Exercise brief: Leave out the pictures; transcribe all else exactly.

Recorded information:
+===+

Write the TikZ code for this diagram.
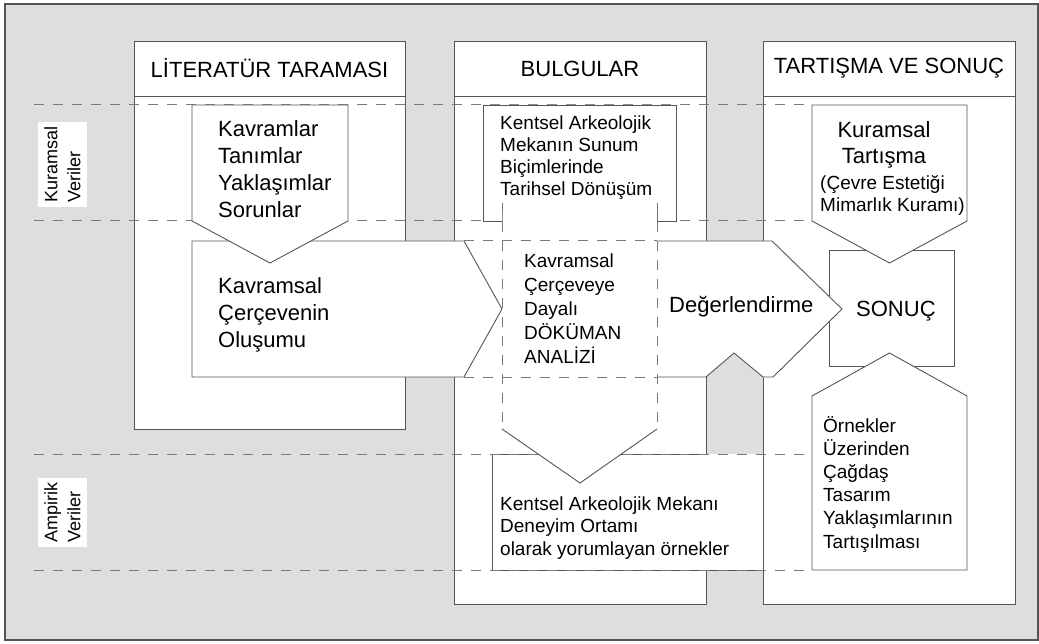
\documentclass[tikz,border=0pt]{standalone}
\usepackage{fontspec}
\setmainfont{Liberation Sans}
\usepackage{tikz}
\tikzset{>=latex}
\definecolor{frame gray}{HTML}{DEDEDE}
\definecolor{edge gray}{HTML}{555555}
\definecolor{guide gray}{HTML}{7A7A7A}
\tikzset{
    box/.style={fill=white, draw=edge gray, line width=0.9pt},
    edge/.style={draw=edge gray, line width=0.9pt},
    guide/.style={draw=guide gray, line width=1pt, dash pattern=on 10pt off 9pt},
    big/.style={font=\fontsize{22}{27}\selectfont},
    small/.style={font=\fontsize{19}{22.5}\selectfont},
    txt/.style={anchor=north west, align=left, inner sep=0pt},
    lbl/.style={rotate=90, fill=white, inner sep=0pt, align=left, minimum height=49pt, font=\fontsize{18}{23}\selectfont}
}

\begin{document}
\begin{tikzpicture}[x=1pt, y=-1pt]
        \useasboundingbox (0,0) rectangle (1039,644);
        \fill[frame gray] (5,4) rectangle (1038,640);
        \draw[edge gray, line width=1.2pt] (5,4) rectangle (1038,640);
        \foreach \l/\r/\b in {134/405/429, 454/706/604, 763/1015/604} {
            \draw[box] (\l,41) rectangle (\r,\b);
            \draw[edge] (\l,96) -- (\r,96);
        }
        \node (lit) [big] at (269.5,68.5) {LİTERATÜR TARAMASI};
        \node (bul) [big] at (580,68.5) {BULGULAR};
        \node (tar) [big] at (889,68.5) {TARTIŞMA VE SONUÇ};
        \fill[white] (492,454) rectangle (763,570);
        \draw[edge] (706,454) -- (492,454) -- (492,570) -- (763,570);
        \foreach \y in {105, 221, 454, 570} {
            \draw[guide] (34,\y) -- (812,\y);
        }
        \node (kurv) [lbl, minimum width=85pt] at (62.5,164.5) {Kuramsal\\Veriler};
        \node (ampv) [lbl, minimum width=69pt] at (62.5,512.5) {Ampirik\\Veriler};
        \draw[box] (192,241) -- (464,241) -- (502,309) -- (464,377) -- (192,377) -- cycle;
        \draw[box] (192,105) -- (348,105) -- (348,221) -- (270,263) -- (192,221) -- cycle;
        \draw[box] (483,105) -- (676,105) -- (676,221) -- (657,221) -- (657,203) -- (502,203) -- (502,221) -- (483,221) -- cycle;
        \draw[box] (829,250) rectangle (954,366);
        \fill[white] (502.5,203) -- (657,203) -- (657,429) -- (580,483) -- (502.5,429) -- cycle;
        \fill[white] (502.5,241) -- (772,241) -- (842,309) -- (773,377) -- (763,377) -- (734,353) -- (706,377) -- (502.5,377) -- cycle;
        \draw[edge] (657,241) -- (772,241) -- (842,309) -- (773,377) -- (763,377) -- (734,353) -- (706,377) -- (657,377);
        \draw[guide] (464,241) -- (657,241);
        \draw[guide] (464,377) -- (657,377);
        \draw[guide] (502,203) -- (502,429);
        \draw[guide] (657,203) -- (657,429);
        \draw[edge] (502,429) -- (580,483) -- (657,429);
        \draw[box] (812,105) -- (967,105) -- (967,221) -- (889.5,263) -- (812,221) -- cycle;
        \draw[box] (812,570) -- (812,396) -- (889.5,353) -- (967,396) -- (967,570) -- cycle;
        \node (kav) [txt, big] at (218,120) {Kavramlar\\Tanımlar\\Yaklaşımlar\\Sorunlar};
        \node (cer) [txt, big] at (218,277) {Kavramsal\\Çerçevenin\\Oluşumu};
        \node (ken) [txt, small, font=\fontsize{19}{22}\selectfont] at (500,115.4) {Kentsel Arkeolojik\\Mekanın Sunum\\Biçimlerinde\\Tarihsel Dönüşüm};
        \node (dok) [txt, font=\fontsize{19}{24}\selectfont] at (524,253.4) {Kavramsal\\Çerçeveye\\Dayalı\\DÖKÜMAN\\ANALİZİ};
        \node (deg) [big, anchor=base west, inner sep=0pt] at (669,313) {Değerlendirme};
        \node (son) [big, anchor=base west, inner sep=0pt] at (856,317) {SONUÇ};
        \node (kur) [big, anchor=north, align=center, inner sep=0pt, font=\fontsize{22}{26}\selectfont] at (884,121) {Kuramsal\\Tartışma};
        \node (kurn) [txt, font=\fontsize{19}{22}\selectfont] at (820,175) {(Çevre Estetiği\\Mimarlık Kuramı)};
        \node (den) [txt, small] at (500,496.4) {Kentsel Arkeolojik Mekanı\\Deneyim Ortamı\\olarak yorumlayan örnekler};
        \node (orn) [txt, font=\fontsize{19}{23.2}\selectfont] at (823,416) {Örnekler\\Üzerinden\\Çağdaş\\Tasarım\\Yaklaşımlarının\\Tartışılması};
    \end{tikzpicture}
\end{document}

+===+

Complete output:
Write the TikZ code for this diagram.
\documentclass[tikz,border=0pt]{standalone}
\usepackage{fontspec}
\setmainfont{Liberation Sans}
\usepackage{tikz}
\tikzset{>=latex}
\definecolor{frame gray}{HTML}{DEDEDE}
\definecolor{edge gray}{HTML}{555555}
\definecolor{guide gray}{HTML}{7A7A7A}
\tikzset{
    box/.style={fill=white, draw=edge gray, line width=0.9pt},
    edge/.style={draw=edge gray, line width=0.9pt},
    guide/.style={draw=guide gray, line width=1pt, dash pattern=on 10pt off 9pt},
    big/.style={font=\fontsize{22}{27}\selectfont},
    small/.style={font=\fontsize{19}{22.5}\selectfont},
    txt/.style={anchor=north west, align=left, inner sep=0pt},
    lbl/.style={rotate=90, fill=white, inner sep=0pt, align=left, minimum height=49pt, font=\fontsize{18}{23}\selectfont}
}

\begin{document}
\begin{tikzpicture}[x=1pt, y=-1pt]
        \useasboundingbox (0,0) rectangle (1039,644);
        \fill[frame gray] (5,4) rectangle (1038,640);
        \draw[edge gray, line width=1.2pt] (5,4) rectangle (1038,640);
        \foreach \l/\r/\b in {134/405/429, 454/706/604, 763/1015/604} {
            \draw[box] (\l,41) rectangle (\r,\b);
            \draw[edge] (\l,96) -- (\r,96);
        }
        \node (lit) [big] at (269.5,68.5) {LİTERATÜR TARAMASI};
        \node (bul) [big] at (580,68.5) {BULGULAR};
        \node (tar) [big] at (889,68.5) {TARTIŞMA VE SONUÇ};
        \fill[white] (492,454) rectangle (763,570);
        \draw[edge] (706,454) -- (492,454) -- (492,570) -- (763,570);
        \foreach \y in {105, 221, 454, 570} {
            \draw[guide] (34,\y) -- (812,\y);
        }
        \node (kurv) [lbl, minimum width=85pt] at (62.5,164.5) {Kuramsal\\Veriler};
        \node (ampv) [lbl, minimum width=69pt] at (62.5,512.5) {Ampirik\\Veriler};
        \draw[box] (192,241) -- (464,241) -- (502,309) -- (464,377) -- (192,377) -- cycle;
        \draw[box] (192,105) -- (348,105) -- (348,221) -- (270,263) -- (192,221) -- cycle;
        \draw[box] (483,105) -- (676,105) -- (676,221) -- (657,221) -- (657,203) -- (502,203) -- (502,221) -- (483,221) -- cycle;
        \draw[box] (829,250) rectangle (954,366);
        \fill[white] (502.5,203) -- (657,203) -- (657,429) -- (580,483) -- (502.5,429) -- cycle;
        \fill[white] (502.5,241) -- (772,241) -- (842,309) -- (773,377) -- (763,377) -- (734,353) -- (706,377) -- (502.5,377) -- cycle;
        \draw[edge] (657,241) -- (772,241) -- (842,309) -- (773,377) -- (763,377) -- (734,353) -- (706,377) -- (657,377);
        \draw[guide] (464,241) -- (657,241);
        \draw[guide] (464,377) -- (657,377);
        \draw[guide] (502,203) -- (502,429);
        \draw[guide] (657,203) -- (657,429);
        \draw[edge] (502,429) -- (580,483) -- (657,429);
        \draw[box] (812,105) -- (967,105) -- (967,221) -- (889.5,263) -- (812,221) -- cycle;
        \draw[box] (812,570) -- (812,396) -- (889.5,353) -- (967,396) -- (967,570) -- cycle;
        \node (kav) [txt, big] at (218,120) {Kavramlar\\Tanımlar\\Yaklaşımlar\\Sorunlar};
        \node (cer) [txt, big] at (218,277) {Kavramsal\\Çerçevenin\\Oluşumu};
        \node (ken) [txt, small, font=\fontsize{19}{22}\selectfont] at (500,115.4) {Kentsel Arkeolojik\\Mekanın Sunum\\Biçimlerinde\\Tarihsel Dönüşüm};
        \node (dok) [txt, font=\fontsize{19}{24}\selectfont] at (524,253.4) {Kavramsal\\Çerçeveye\\Dayalı\\DÖKÜMAN\\ANALİZİ};
        \node (deg) [big, anchor=base west, inner sep=0pt] at (669,313) {Değerlendirme};
        \node (son) [big, anchor=base west, inner sep=0pt] at (856,317) {SONUÇ};
        \node (kur) [big, anchor=north, align=center, inner sep=0pt, font=\fontsize{22}{26}\selectfont] at (884,121) {Kuramsal\\Tartışma};
        \node (kurn) [txt, font=\fontsize{19}{22}\selectfont] at (820,175) {(Çevre Estetiği\\Mimarlık Kuramı)};
        \node (den) [txt, small] at (500,496.4) {Kentsel Arkeolojik Mekanı\\Deneyim Ortamı\\olarak yorumlayan örnekler};
        \node (orn) [txt, font=\fontsize{19}{23.2}\selectfont] at (823,416) {Örnekler\\Üzerinden\\Çağdaş\\Tasarım\\Yaklaşımlarının\\Tartışılması};
    \end{tikzpicture}
\end{document}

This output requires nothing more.